The other big issue is the usual "bad unions don't want accountability".  Hey, I'll be the first to say that I find it interesting that my job should rest on my students' performance on tests alone, whether we have two furlough days or ten, twenty two learners or thirty, functioning heat or not.  Apparently, such is my power that no matter what the District throws at me, I will inspire ever-higher test scores in my students.  Moreover, the District is never accountable.  I mean, it kind of sucks I'm in my sixth year without a working heating system, but Kindergartners have coats, right?  And sclerodactyly isn't so bad, right?  I'm a teacher: I'll find a way around it.  And that bootstrap-pulling needs to start young.
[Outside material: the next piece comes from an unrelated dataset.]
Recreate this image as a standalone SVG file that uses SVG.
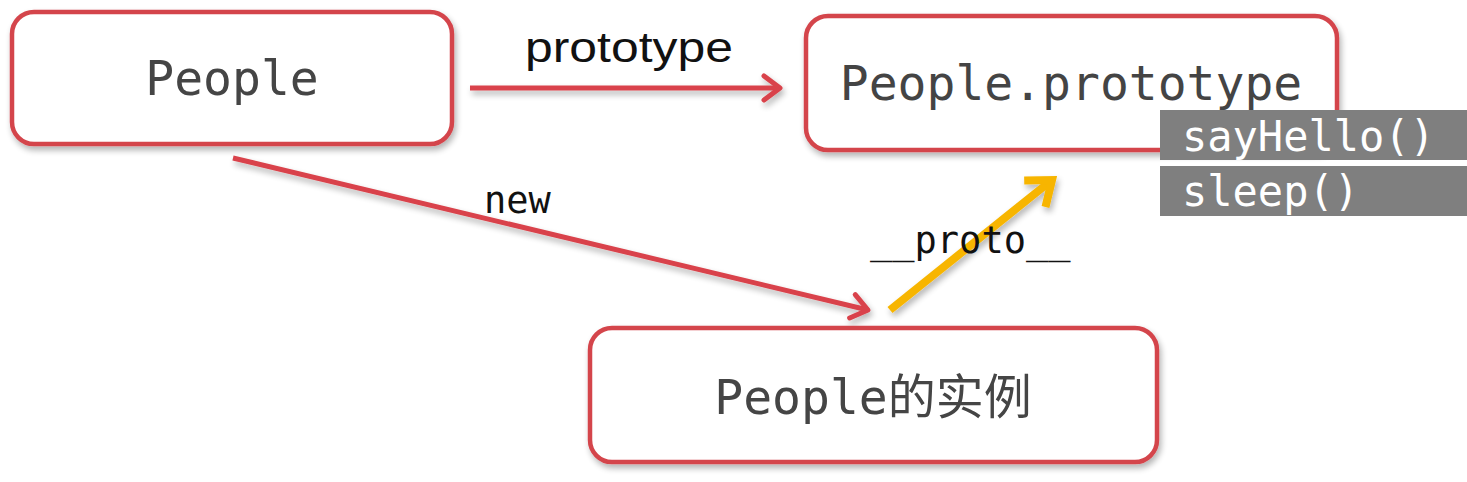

That said, I AM ACCOUNTABLE.  The first grade teachers count on me to make sure their incoming students are prepared.  My students' parents trust their babies to me and I am accountable to them.  My students are bright, capable, and in need of my best: you'd better believe I feel accountable for their safety, happiness, and academic  progress.

BECAUSE I feel accountable to my students, I am not interested in any scheme that links my job security and their pay to their test performance.  All data show the same predictable results of this strategy: curricular narrowing, widespread cheating, lowered student happiness, and Scantron for five year olds.  Moreover, performance is never improved.

I assess my students because I need to know what they need to learn and what they've mastered.  The assessment is centrally reported and has been for ages (it's not the southeast side schools freaking out about the new TK/K assessment).  The kind of one-on-one observational assessment I do is not compatible with the reformers' accountability schemes - it's too time-consuming, requires too much knowledge to administer and interpret, and does not prescribe one-size-fits-all solutions.

So really, what the Chronicle published was some of its usual anti-union nonsense dressed up as reporting.  It's not really a surprise.  Given the current climate and the absolute importance of 30 passing, it's a real disservice.  I also have to wonder about the math teachers of Chronicle reporters: is it too late to go back and hold them accountable?  













02 November 2012

Oh look, I have internet again.

I've had a busy few weeks, and I have had plenty to complain about: the Chronicle's sudden anti-30 campaign, Williams violations, really weird central office schemes - but no Internet.

For now, I must just cross my fingers that the Ksters finished their candy hoards Wednesday night, but I have secret plans and clever tricks for posting and things this weekend, truly.